Deming offered five additional principles, but most cannot be applied to education, except 11. The five are listed below:
- Eliminate slogans, exhortations, and targets for the work force asking for zero defects and new levels of productivity. Such exhortations only create adversarial relationships.
Get rid of numerical goals.
11a. Eliminate work standards (quotas) on the factory floor. Substitute leadership.
b. Eliminate management by objective. Eliminate management by numbers, numerical goals. Substitute leadership.

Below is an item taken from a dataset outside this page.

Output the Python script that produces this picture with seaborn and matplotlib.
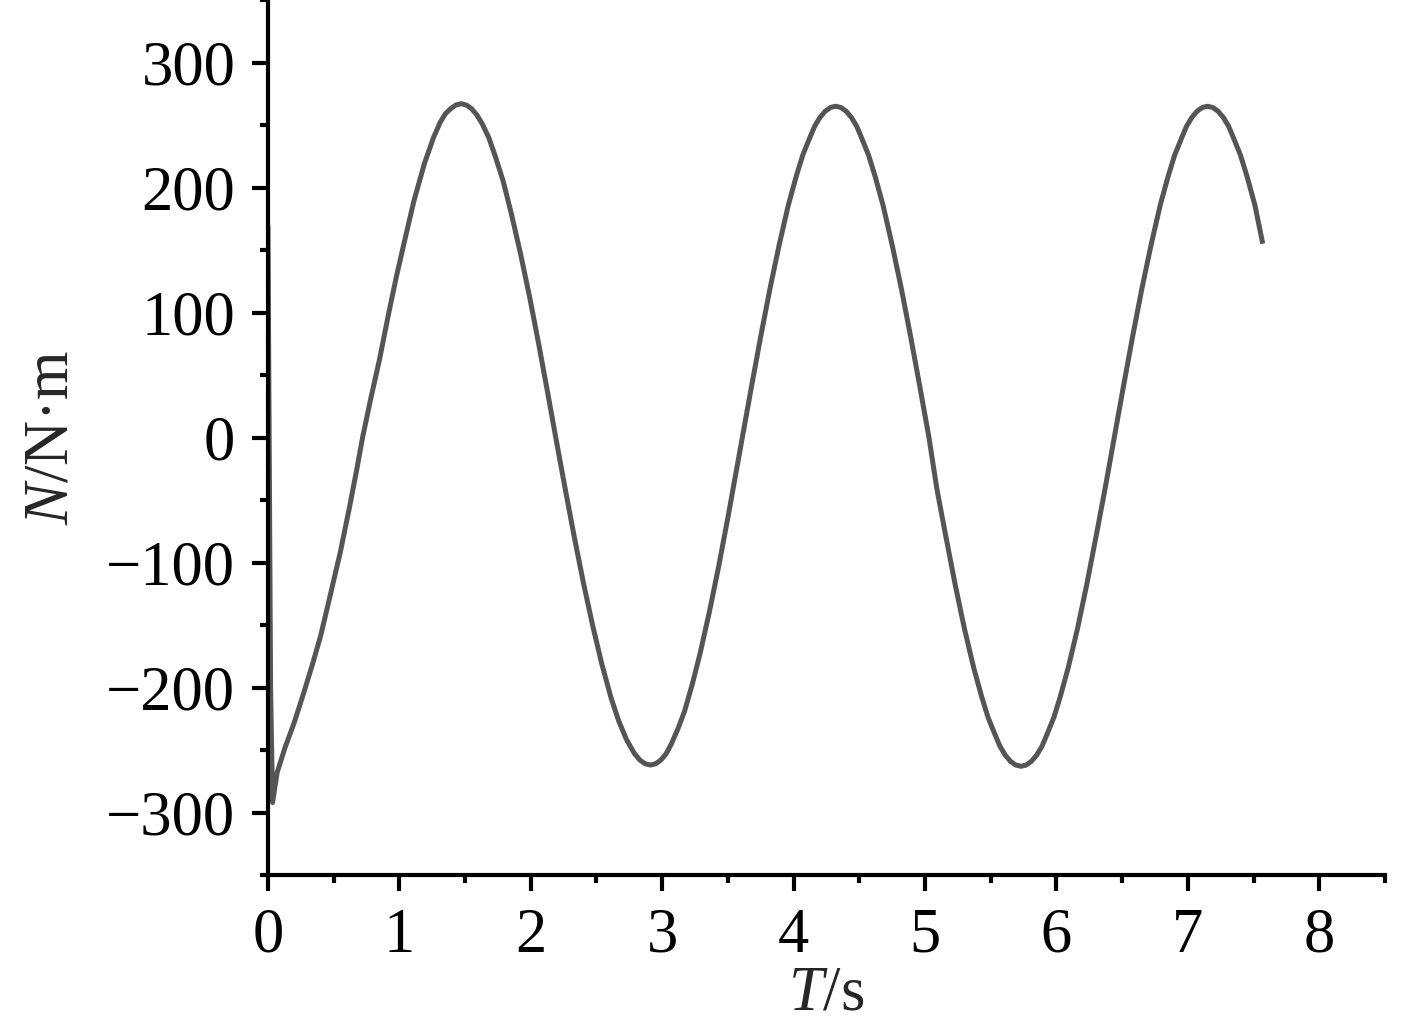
import numpy as np
import pandas as pd
import matplotlib
matplotlib.use("Agg")
import matplotlib.pyplot as plt
from matplotlib.ticker import MultipleLocator
import seaborn as sns

# time (s) and moment N (N·m)
t = [0.0, 0.02, 0.035, 0.07, 0.13, 0.20, 0.27, 0.34, 0.40, 0.47, 0.55, 0.62,
     0.675, 0.72, 0.78, 0.85, 0.92, 0.98, 1.05, 1.11, 1.19, 1.26, 1.31, 1.35,
     1.39, 1.43,
     1.47, 1.51, 1.55, 1.59, 1.63, 1.68, 1.73, 1.79, 1.85, 1.92, 1.99, 2.06,
     2.13, 2.19, 2.26, 2.33, 2.40, 2.47, 2.54, 2.61, 2.67, 2.73, 2.79, 2.83,
     2.87, 2.91, 2.95, 2.99, 3.03, 3.07, 3.12, 3.17, 3.23, 3.29, 3.36, 3.43,
     3.50, 3.56, 3.61, 3.68, 3.75, 3.82, 3.89, 3.96, 4.02, 4.07, 4.12, 4.16,
     4.20, 4.24, 4.28, 4.32, 4.36, 4.40, 4.44, 4.48, 4.52, 4.57, 4.62, 4.68,
     4.75, 4.82, 4.89, 4.96, 5.03, 5.09, 5.16, 5.23, 5.30, 5.37, 5.43, 5.48,
     5.53, 5.57, 5.61, 5.65, 5.69, 5.73, 5.77, 5.81, 5.85, 5.89, 5.93, 5.98,
     6.03, 6.09, 6.16, 6.23, 6.30, 6.37, 6.44, 6.51, 6.58, 6.65, 6.72, 6.79,
     6.85, 6.90, 6.95, 6.99, 7.03, 7.07, 7.11, 7.15, 7.19, 7.23, 7.27, 7.31,
     7.35, 7.40, 7.45, 7.51, 7.57]
N = [170, -200, -292, -268, -248, -228, -205, -181, -159, -128, -92, -56,
     -26, 0, 30, 63, 100, 130, 162, 189, 219, 240, 252, 259,
     263, 266,
     267, 266, 263, 258, 251, 240, 225, 205, 180, 148, 113, 75,
     35, 0, -40, -79, -116, -150, -181, -208, -227, -242, -253, -258,
     -261, -262, -261, -258, -253, -245, -233, -219, -197, -172, -139, -103,
     -64, -29, 0, 41, 81, 119, 154, 186, 209, 226, 239, 249,
     256, 261, 264, 265, 264, 261, 256, 249, 239, 226, 209, 186,
     154, 119, 81, 41, 0, -41, -80, -118, -153, -184, -207, -224,
     -237, -247, -254, -259, -262, -263, -262, -259, -254, -247, -237, -224,
     -207, -184, -153, -118, -80, -41, 0, 41, 81, 119, 154, 186,
     209, 226, 239, 249, 256, 261, 264, 265, 264, 261, 256, 249,
     239, 226, 209, 186, 155]

df = pd.DataFrame({"t": t, "N": N})

sns.set_theme(style="ticks")
plt.rcParams["font.family"] = ["Liberation Serif", "DejaVu Serif"]
plt.rcParams["mathtext.fontset"] = "custom"
plt.rcParams["mathtext.rm"] = "Liberation Serif"
plt.rcParams["mathtext.it"] = "Liberation Serif:italic"

fig = plt.figure(figsize=(14.17, 10.28), dpi=100)
ax = fig.add_axes([0.1891, 0.1488, 0.7883, 0.8512])

sns.lineplot(data=df, x="t", y="N", ax=ax, color="#555555", linewidth=3.6,
             sort=False, estimator=None)
ax.lines[0].set_solid_joinstyle("round")
ax.lines[0].set_solid_capstyle("butt")

ax.set_xlim(0, 8.5)
ax.set_ylim(-350, 350)
ax.xaxis.set_major_locator(MultipleLocator(1))
ax.xaxis.set_minor_locator(MultipleLocator(0.5))
ax.yaxis.set_major_locator(MultipleLocator(100))
ax.yaxis.set_minor_locator(MultipleLocator(50))

for side in ["top", "right"]:
    ax.spines[side].set_visible(False)
for side in ["left", "bottom"]:
    ax.spines[side].set_linewidth(3.0)
    ax.spines[side].set_color("black")

ax.tick_params(which="major", direction="out", length=11.5, width=3.0,
               labelsize=45, pad=12, colors="black")
ax.tick_params(which="minor", direction="out", length=6, width=3.0,
               colors="black")

ax.set_xticklabels([f"{v:g}" for v in ax.get_xticks()])
ax.set_yticklabels([f"{v:g}".replace("-", "\u2212") for v in ax.get_yticks()])

ax.set_xlabel(r"$T$/s", fontsize=45, labelpad=0)
ax.set_ylabel(r"$N$/N·m", fontsize=45, labelpad=18)

fig.savefig("out.png", dpi=100)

Every year I get to look at the scores of the students I had last year. I no longer have them in my classes and looking at their scores does nothing for me except tell me how many right answers they chose on a given day on a given week last year. It does nothing to inform my teaching for this year since I have a whole new crop of students with different needs, abilities, and skills. I cannot set goals using these numbers. If I receive the numbers of my present students, it is more helpful, but several factors are now different: the factor of the middle school itself, the peer pressures of middle school, a changing body, a changing brain, establishment of new personality traits, puppy love, real love, drugs and alcohol, social media, bullying, and I could go on for pages. Determining approaches to teaching based on test scores is fruitless.
12a. Remove barriers that rob the hourly worker of his right to pride of workmanship. The responsibility of supervisors must be changed from sheer numbers to quality.
b. Remove barriers that rob people in management and in engineering of their right to pride of workmanship. This means the abolishment of the annual or merit rating and of management by objective.
Educate teachers.
- Institute a vigorous program of education and self-improvement.
Most districts do this.
Everybody on campus is an educator.
- Put everybody in the company to work to accomplish the transformation. The transformation is everybody’s work.
Everyone is responsible for a student’s education. Principal, teacher, aide, proctor, cooks, kitchen workers, custodians, crossing guard, coaches,… everyone!